Topic: tv, death, marriage and other traits

English Alexithymia Forum > Questions and Answers

tv, death, marriage and other traits
08.05.2015 by friendofalex

Do you become more involved with television characters than real people in your life? Do you do a great job of describing the emotions in a book or on tv but no ability to describe a real life scenario or situation?

When my friends Dad was dying, his Alexi wife sat and watched television instead of consoling him... what say you?

When my friends Alexi wife cooks dinner, she cannot decide on a menu, she must be told what to make. She never has an opinion about finances, house decor, politics, etc. She is void of opinions altogether. She does not gossip which is good but never engages in any discussion that involves making a stand.

When asked if she had fun, the answer is yes but most people you don't have to ask if they are having fun, you can just tell they are.

I am trying very hard to understand the Alexi personality. Please help me understand this friends Alexi wife whom I spend a great deal of time with but do not know anything about.

my similarities
10.05.2015 by metalface

First post here, let me see if I can help you.

There are several things here that I definitely do as well. I can analyze fictional character's emotions far better than real life ones. Not sure why. I have seen several girls crying, and I have never been able to understand why they were so emotional on my own. It probably has to do with how in a show, you can see the whole story, you have all the pieces so you can see why they feel a certain way, and typically it is accentuated by the author or director so the reason is easier to see. In real life I tend to analyze less as well, and unless asked to analyze something, I will generally not think too deeply on it.

When my friends Dad was dying, his Alexi wife sat and watched television instead of consoling him... what say you?

People with alexithymia tend to be rather unempathetic, so it is difficult to understand what your friend was feeling, or how to go about consoling him. Consoling someone who is emotionally unstable may just be uncomfortable or awkward for her, or it may simply not have crossed her mind that she should try to console him.

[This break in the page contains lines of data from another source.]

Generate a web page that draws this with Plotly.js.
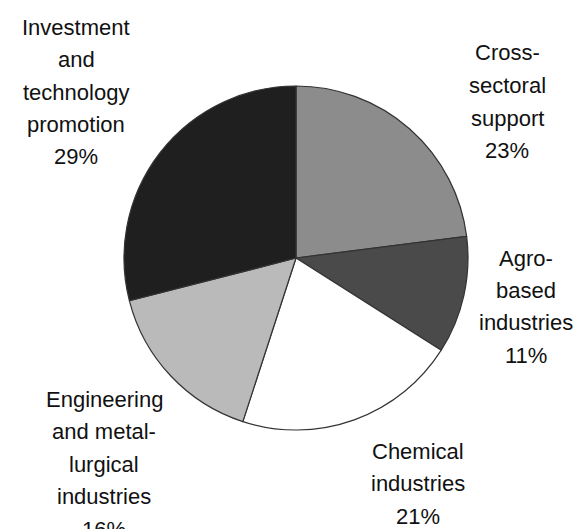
<!DOCTYPE html>
<html>
<head>
<meta charset="utf-8">
<script src="https://cdn.plot.ly/plotly-3.0.1.min.js"></script>
<style>html,body{margin:0;padding:0;background:#fff;}#chart{width:579px;height:529px;}</style>
</head>
<body>
<div id="chart"></div>
<script>
// Data
const categories = [
  "Cross-<br>sectoral<br>support",
  "Agro-<br>based<br>industries",
  "Chemical<br>industries",
  "Engineering<br>and metal-<br>lurgical<br>industries",
  "Investment<br>and<br>technology<br>promotion"
];
const shares = [23, 11, 21, 16, 29];
const sliceColors = ["#8c8c8c", "#4a4a4a", "#ffffff", "#bababa", "#1f1f1f"];

// label block anchors (pixels) — layout only
const labelPos = [
  {x: 507, y: 53},
  {x: 526, y: 258},
  {x: 418, y: 451},
  {x: 104, y: 399},
  {x: 76,  y: 27}
];
const lineGap = 32.5;
const W = 579, H = 529;

const annotations = [];
categories.forEach((cat, i) => {
  const lines = cat.split("<br>").concat([shares[i] + "%"]);
  lines.forEach((ln, j) => {
    annotations.push({
      xref: "paper", yref: "paper",
      x: labelPos[i].x / W,
      y: 1 - (labelPos[i].y + j * lineGap) / H,
      xanchor: "center", yanchor: "middle",
      text: ln, showarrow: false,
      font: {family: "Liberation Sans, Arial, sans-serif", size: 22, color: "#111"}
    });
  });
});

const cx = 296, cy = 258, r = 172;
const trace = {
  type: "pie",
  labels: categories.map(c => c.replace(/<br>/g, " ")),
  values: shares,
  sort: false,
  direction: "clockwise",
  rotation: 0,
  textinfo: "none",
  hoverinfo: "label+percent",
  marker: {colors: sliceColors, line: {color: "#333333", width: 1.2}},
  domain: {
    x: [(cx - r) / W, (cx + r) / W],
    y: [(H - cy - r) / H, (H - cy + r) / H]
  }
};

Plotly.newPlot("chart", [trace], {
  width: W, height: H,
  margin: {l: 0, r: 0, t: 0, b: 0},
  showlegend: false,
  paper_bgcolor: "#ffffff",
  annotations: annotations
}, {displayModeBar: false, staticPlot: true});
</script>
</body>
</html>
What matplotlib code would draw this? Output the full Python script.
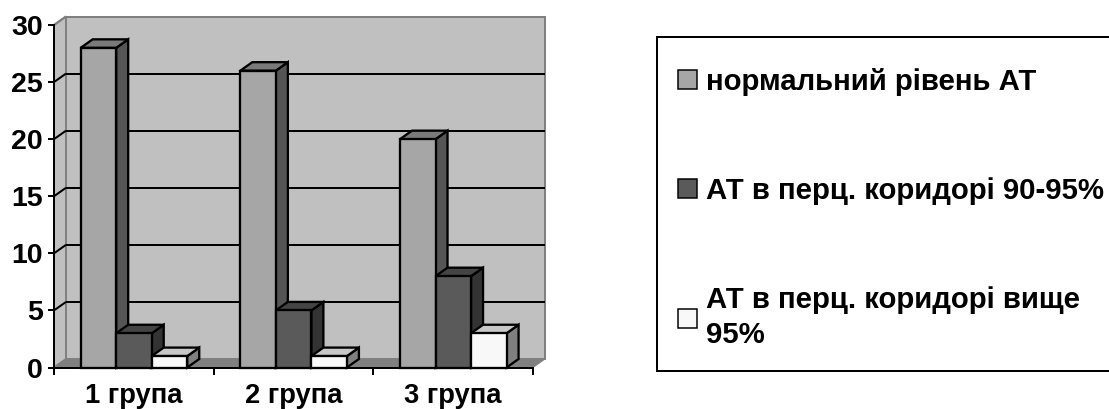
import matplotlib
matplotlib.use("Agg")
import matplotlib.pyplot as plt
from matplotlib.patches import Patch, Rectangle

plt.rcParams['font.family'] = ['Liberation Sans', 'DejaVu Sans']
plt.rcParams['font.weight'] = 'bold'

categories = ["1 група", "2 група", "3 група"]
series_names = ["нормальний рівень АТ", "АТ в перц. коридорі 90-95%", "АТ в перц. коридорі вище\n95%"]
normal = [28, 26, 20]
corridor_90_95 = [3, 5, 8]
corridor_above_95 = [1, 1, 3]
y_ticks = [0, 5, 10, 15, 20, 25, 30]

W, H = 1109, 409
px = 0.72
fig = plt.figure(figsize=(W / 100, H / 100), dpi=100, facecolor='white')
L, R, B, T = 54, 533, 367.5, 25
ax = fig.add_axes([L / W, 1 - B / H, (R - L) / W, (B - T) / H])
ax.set_xlim(0, 3)
ax.set_ylim(0, 30)
ax.patch.set_visible(False)
for s in ['top', 'right']:
    ax.spines[s].set_visible(False)
for s in ['left', 'bottom']:
    ax.spines[s].set_linewidth(2 * px)
    ax.spines[s].set_zorder(20)

dx = 12 / ((R - L) / 3)
dy = 8.5 / ((B - T) / 30)
ymax = y_ticks[-1]

wall = '#C0C0C0'
edge = '#808080'
# back wall, side wall, floor
ax.fill([dx, 3 + dx, 3 + dx, dx], [dy, dy, ymax + dy, ymax + dy], facecolor=wall,
        edgecolor=edge, linewidth=2 * px, clip_on=False, zorder=1)
ax.fill([0, dx, dx, 0], [0, dy, ymax + dy, ymax], facecolor=wall,
        edgecolor=edge, linewidth=2 * px, clip_on=False, zorder=1)
ax.fill([0, 3, 3 + dx, dx], [0, 0, dy, dy], facecolor=edge,
        edgecolor=edge, linewidth=1 * px, clip_on=False, zorder=1.5)
for v in y_ticks[1:-1]:
    ax.plot([dx, 3 + dx], [v + dy, v + dy], color='black', lw=2 * px, clip_on=False, zorder=2,
            solid_capstyle='butt')
for v in y_ticks[1:]:
    ax.plot([0, dx], [v, v + dy], color='black' if v < ymax else edge, lw=2 * px, clip_on=False, zorder=2,
            solid_capstyle='butt')

series = [normal, corridor_90_95, corridor_above_95]
front = ['#A6A6A6', '#5A5A5A', '#F8F8F8']
top = ['#7A7A7A', '#444444', '#C8C8C8']
side = ['#555555', '#333333', '#808080']
bw = 0.2225
start = 0.167
kw = dict(edgecolor='black', linewidth=2.3 * px, clip_on=False, joinstyle='miter')
for i in range(3):          # groups
    for j in range(3):      # series: later ones overlap earlier ones
        v = series[j][i]
        x0 = i + start + j * bw
        x1 = x0 + bw
        z = 5 + j
        ax.fill([x1, x1 + dx, x1 + dx, x1], [0, dy, v + dy, v], facecolor=side[j], zorder=z, **kw)
        ax.fill([x0, x1, x1 + dx, x0 + dx], [v, v, v + dy, v + dy], facecolor=top[j], zorder=z, **kw)
        ax.bar(x0, v, width=bw, align='edge', facecolor=front[j], zorder=z + 0.5, **kw)

ax.set_yticks(y_ticks)
ax.set_xticks([0, 1, 2, 3])
ax.set_xticklabels([])
ax.set_xticks([0.5, 1.5, 2.5], minor=True)
ax.set_xticklabels(categories, minor=True, fontsize=19.7, fontweight='bold')
ax.tick_params(axis='x', which='major', length=5, width=2 * px, direction='out')
ax.tick_params(axis='x', which='minor', length=0, pad=11)
ax.tick_params(axis='y', length=4.5, width=2 * px, direction='out', pad=3.6, labelsize=20.5)

# legend frame runs past the right edge of the picture
fig.add_artist(Rectangle((657 / W, 1 - 371 / H), 470 / W, 334 / H, transform=fig.transFigure,
                         facecolor='white', edgecolor='black', linewidth=2 * px, zorder=0.5))

fs = 21.2
handles = [Patch(facecolor=c, edgecolor='black', linewidth=1.5 * px) for c in front]
leg = fig.legend(handles, series_names, loc='upper left',
                 bbox_to_anchor=(657 / W, 1 - 41 / H), bbox_transform=fig.transFigure,
                 prop={'family': 'Liberation Sans', 'weight': 'bold', 'size': fs},
                 frameon=False, borderaxespad=0, borderpad=0.92, labelspacing=2.75,
                 handlelength=0.64, handleheight=0.64, handletextpad=0.12)
for t in leg.get_texts():
    t.set_linespacing(1.33)
for h in leg.legend_handles:
    h.set_x(h.get_x() - 6 * px)

fig.savefig('out.png', dpi=100)
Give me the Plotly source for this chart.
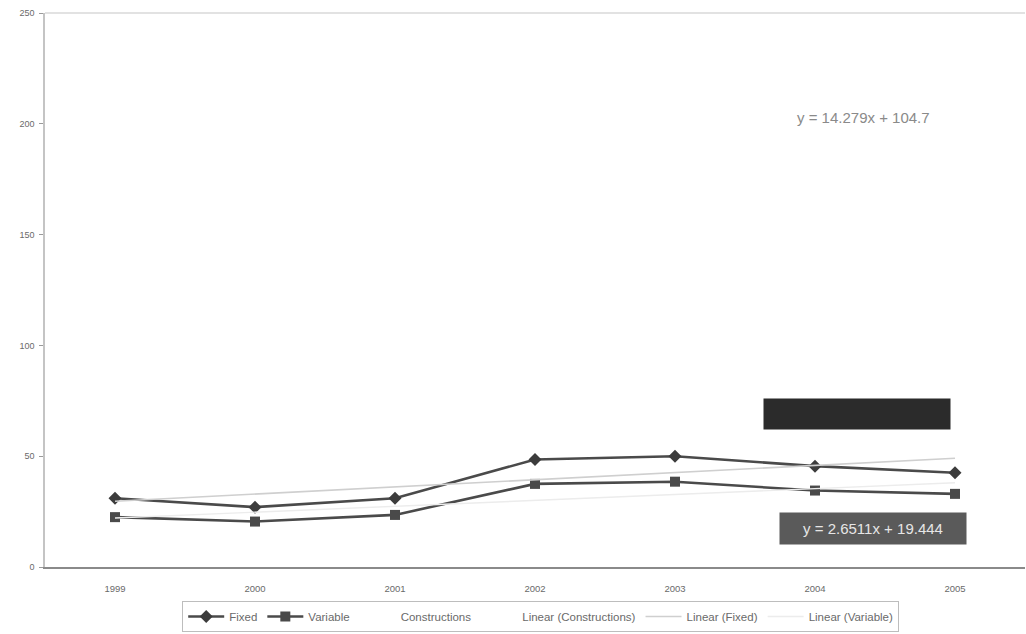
import numpy as np
import plotly.graph_objects as go

# Data
years = ["1999", "2000", "2001", "2002", "2003", "2004", "2005"]
fixed = [31, 27, 31, 48.5, 50, 45.5, 42.5]
variable = [22.5, 20.5, 23.5, 37.5, 38.5, 34.5, 33]
y_ticks = [0, 50, 100, 150, 200, 250]

# Trend-line coefficients (slope, intercept) on x = 1..7
constructions_fit = (14.279, 104.7)
variable_fit = (2.6511, 19.444)
fixed_fit = tuple(np.polyfit(np.arange(1, len(years) + 1), fixed, 1))

xi = np.arange(1, len(years) + 1)


def trend(coef):
    return coef[0] * xi + coef[1]


def eq_text(coef, digits=4):
    return f"y = {coef[0]:.{digits}f}x + {coef[1]:.{digits - 1}f}"


fig = go.Figure()

fig.add_trace(go.Scatter(
    x=years, y=fixed, name="Fixed", mode="lines+markers",
    line=dict(color="#4a4a4a", width=2.6),
    marker=dict(symbol="diamond", size=10, color="#3c3c3c"),
))
fig.add_trace(go.Scatter(
    x=years, y=variable, name="Variable", mode="lines+markers",
    line=dict(color="#4a4a4a", width=2.6),
    marker=dict(symbol="square", size=10, color="#4a4a4a"),
))
fig.add_trace(go.Scatter(
    x=[None], y=[None], name="Constructions", mode="lines",
    line=dict(color="rgba(255,255,255,0)", width=1),
))
fig.add_trace(go.Scatter(
    x=years, y=trend(constructions_fit), name="Linear (Constructions)",
    mode="lines", line=dict(color="rgba(200,200,200,0.0)", width=1),
))
fig.add_trace(go.Scatter(
    x=years, y=trend(fixed_fit), name="Linear (Fixed)", mode="lines",
    line=dict(color="#cfcfcf", width=1.6),
))
fig.add_trace(go.Scatter(
    x=years, y=trend(variable_fit), name="Linear (Variable)", mode="lines",
    line=dict(color="#ececec", width=1.4),
))

# Trend equations
fig.add_annotation(
    x=0.835, y=203, xref="paper", yref="y", xanchor="center", yanchor="middle",
    text="y = 14.279x + 104.7", showarrow=False,
    font=dict(family="Liberation Sans, Arial", size=15, color="#8a8a8a"),
)
fig.add_annotation(
    x=0.829, y=69, xref="paper", yref="y", xanchor="center", yanchor="middle",
    text=eq_text(fixed_fit), showarrow=False,
    font=dict(family="Liberation Sans, Arial", size=14, color="#2b2b2b"),
    bgcolor="#2b2b2b", borderpad=7, width=172,
)
fig.add_annotation(
    x=0.845, y=17.5, xref="paper", yref="y", xanchor="center", yanchor="middle",
    text="y = 2.6511x + 19.444", showarrow=False,
    font=dict(family="Liberation Sans, Arial", size=15, color="#e6e6e6"),
    bgcolor="#5a5a5a", borderpad=7, width=172,
)

fig.update_layout(
    width=1026, height=634,
    margin=dict(l=45, r=1, t=13, b=67),
    paper_bgcolor="white", plot_bgcolor="white",
    font=dict(family="Liberation Sans, Arial", size=9, color="#6a6a6a"),
    showlegend=True,
    legend=dict(
        orientation="h", x=0.527, y=0.052, xref="container", yref="container",
        xanchor="center", yanchor="top",
        bordercolor="#bdbdbd", borderwidth=1,
        font=dict(size=11.5, color="#6a6a6a"),
        itemwidth=36, tracegroupgap=0,
    ),
)
fig.update_xaxes(
    type="category", range=[-0.5, 6.5],
    showline=True, linecolor="#8a8a8a", linewidth=2,
    showgrid=False, ticks="", tickfont=dict(size=9.5, color="#6a6a6a"),
    ticklabelstandoff=12, mirror=False, zeroline=False,
)
fig.update_yaxes(
    range=[0, 250], tickvals=y_ticks, ticktext=[str(v) for v in y_ticks],
    showline=True, linecolor="#c4c4c4", linewidth=1.5,
    showgrid=False, ticks="outside", ticklen=4, tickcolor="#9a9a9a",
    tickfont=dict(size=9, color="#6a6a6a"), ticklabelstandoff=3,
    zeroline=False,
)
# Faint frame at the top of the plot area
fig.add_shape(type="line", xref="paper", yref="paper", x0=0, x1=1, y0=1, y1=1,
              line=dict(color="#e2e2e2", width=2))

fig.write_html("out.html")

She is void of opinions altogether.

For me, there are very few things I have a real opinion on, my friends say I never contribute to decisions like where to eat. Usually the only sided I will pick are the most logical ones that have a good backing in research. Morally ambiguous things and minor things like what or where to eat can be more difficult to pick one side, because I do not view one as being better than another. With things like politics, I tend to simply not care. They are distant things that have no real right answer.

When asked if she had fun, the answer is yes but most people you don't have to ask if they are having fun, you can just tell they are.

My friend usually asks me this after we hang out, and my answer is always yes. Recently I was thinking about it, and I realized, like plankton, I’m not really sure what fun is. There isn't anything that changes to tell me I’m having fun. Is fun a discernable feeling? Or is it the action of doing something fun that is fun? I think I have about the same level of fun doing most anything, really.

A bit long, but I hope this sheds some light on her thought process.

odd
10.05.2015 by metalface

weird it shows my avatar as a non alexilthymic female.

I am a male with strong alexithymic traits, for the record.